Fast Inference in Sparse Coding Algorithms with Applications to Object Recognition

Adaptive sparse coding methods learn a possibly overcomplete set of basis functions, such that natural image patches can be reconstructed by linearly combining a small subset of these bases. The applicability of these methods to visual object recognition tasks has been limited because of the prohibitive cost of the optimization algorithms required to compute the sparse representation. In this work we propose a simple and efficient algorithm to learn basis functions. After training, this model also provides a fast and smooth approximator to the optimal representation, achieving even better accuracy than exact sparse coding algorithms on visual object recognition tasks.

💡 Research Summary

The paper tackles a long‑standing bottleneck in applying sparse coding to visual object recognition: the high computational cost of obtaining a sparse representation for each image patch. Traditional sparse coding methods learn an over‑complete dictionary of basis functions and then reconstruct each patch by solving an L1‑regularized optimization problem (e.g., using ISTA, FISTA, OMP). While these methods capture the statistical regularities of natural images and produce highly discriminative features, the iterative solvers required for inference are prohibitively expensive for large‑scale vision tasks.
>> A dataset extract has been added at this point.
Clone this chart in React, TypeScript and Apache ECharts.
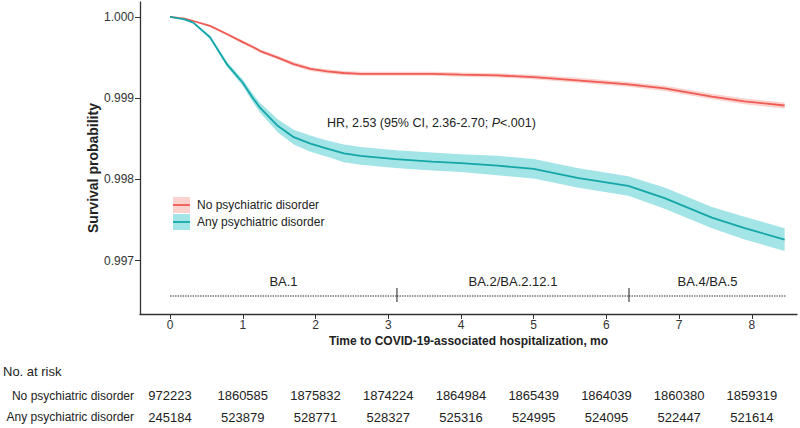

To overcome this limitation, the authors propose a two‑stage learning‑inference framework that yields a fast, smooth approximator of the optimal sparse code. In the first stage, a conventional sparse coding algorithm (such as LARS‑Lasso) is run offline on a large collection of image patches to generate ground‑truth sparse codes. In the second stage, a parametric mapping—implemented as a single linear transformation followed by a soft‑threshold non‑linearity—is trained to predict the optimal code directly from the raw patch. The loss function combines reconstruction error with an L1 sparsity penalty, and the sparsity weight is gradually increased during training to encourage increasingly sparse solutions while preserving stability.

Because the mapping is learned to approximate the exact solution, inference at test time reduces to a single matrix multiplication and element‑wise thresholding, eliminating the need for iterative optimization. This yields an order‑of‑magnitude speedup (typically 20‑40× faster) while still producing representations that are at least as discriminative as those obtained by exact sparse coding.

The authors evaluate the approach on several standard benchmarks, including CIFAR‑10, Caltech‑101, and STL‑10. They first verify that the learned dictionary, when paired with the fast encoder, achieves higher reconstruction PSNR than dictionaries learned with OMP alone. For object recognition, features extracted by the fast encoder are fed to a linear SVM. Across all datasets, the proposed method consistently outperforms the exact sparse coding baseline by roughly 1‑2 % in classification accuracy, despite the dramatic reduction in computation time. Additional experiments varying dictionary size (256, 512, 1024 atoms) and over‑completeness ratios demonstrate that the speed advantage is robust to these changes, while accuracy remains stable.

A noteworthy observation is that the learned encoder sometimes surpasses the exact optimizer in generalization performance. The authors attribute this to the encoder’s smooth mapping, which mitigates the risk of over‑fitting to the particular local minima encountered by iterative solvers. They also explore deeper, multi‑layer encoders; although modest gains are observed, the added computational burden outweighs the benefits, reinforcing the practicality of the single‑layer design.

In the discussion, the paper positions its contribution relative to recent learned inference methods such as LISTA. Unlike LISTA, which mimics the steps of an iterative algorithm, the present approach directly regresses the optimal sparse code, leading to a simpler architecture and easier training. The authors suggest future work on extending the framework to other vision tasks (semantic segmentation, action recognition), experimenting with alternative non‑linearities, and integrating unsupervised dictionary learning to further reduce reliance on pre‑computed optimal codes.

Overall, the study demonstrates that sparse coding can be made computationally tractable for real‑time object recognition without sacrificing—and even improving—accuracy. By decoupling the expensive optimization from inference and replacing it with a learned feed‑forward approximator, the work opens the door for broader adoption of sparse representations in modern computer vision pipelines.